The plot of Red Riding Hood is basically that Peter and Oatmeal are trying to flee their village before she has to marry Henry but a werewolf attacks just as they’ve decided to go. The village has been plagued by a werewolf for two generations but this is the first time in twenty years since a villager has been killed, in this case it’s Oatmeal’s sister who was not-so-secretly in love with Henry. The village priest (Lukas Haas—WHAT HAPPENED TO YOU?!) calls in a professional werewolf killer played by Gary Oldman—the only person not delivering his performance via pod person. But first the village men go forth and slay a wolf, declaring it their werewolf. Despite Gary Oldman’s advice, they have a party and the werewolf ends up mauling everyone during the celebration.

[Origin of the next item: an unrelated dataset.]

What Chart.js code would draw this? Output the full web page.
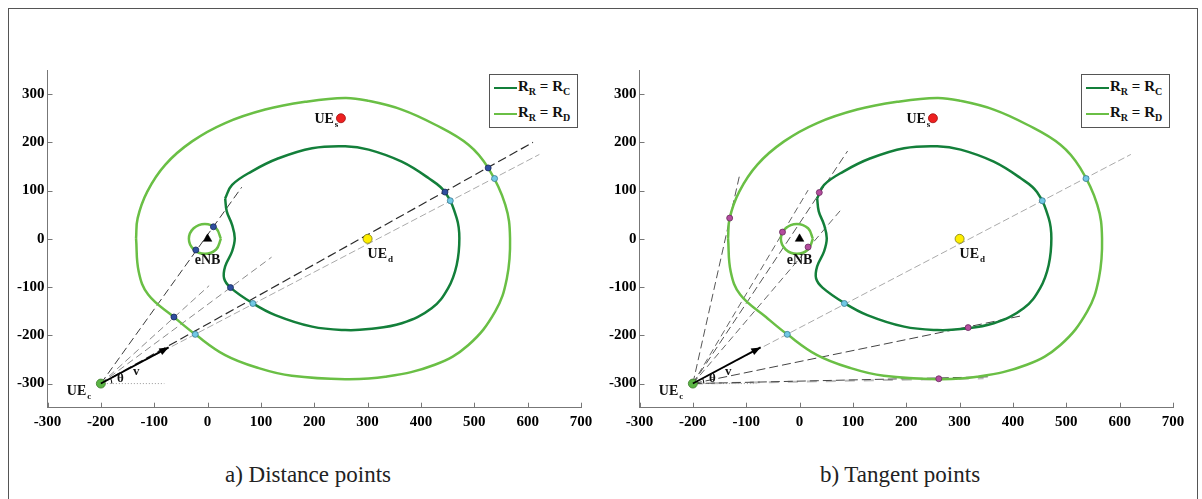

Amidst this mess Peter attempts to leave Oatmeal, Henry promises to be true, and Oatmeal learns she can talk to the wolf. Because, of course. The problem with the love triangle is that neither guy is a bad option and because Oatmeal doesn’t have chemistry with either of them, you just don’t care who she picks. As for the werewolf…well it’s the worst thing ever. When it first showed up, I laughed out loud. It’s so anatomically incorrect it shouldn’t have been able to stand up. And it’s “voice” when speaking with Oatmeal was ludicrous. As for who was the werewolf—it’s easy to figure out as it’s the one person the movie didn’t try and convince you was the wolf.

Hardwicke’s direction consisted mostly of aerial shots of a foggy forest and breezy pans of Oatmeal in her red cloak. There was one fantastically funny scene of Oatmeal and Peter in a medieval dance-off, doing some kind of version of a Renaissance partner dance. I think it was supposed to be sexy but it was just hilarious. There’s no tension or angst in this movie—the two things that saved Twilight from itself—and the cheapsies SFX and bored, disinterested performances from the cast killed whatever moody emo vibe Hardwicke was trying to evoke. I’m putting Hardwicke in director jail—she isn’t allowed to make any more teeny movies or use foggy forests as a location for eight years.

Tomorrow I promise to write about good movies.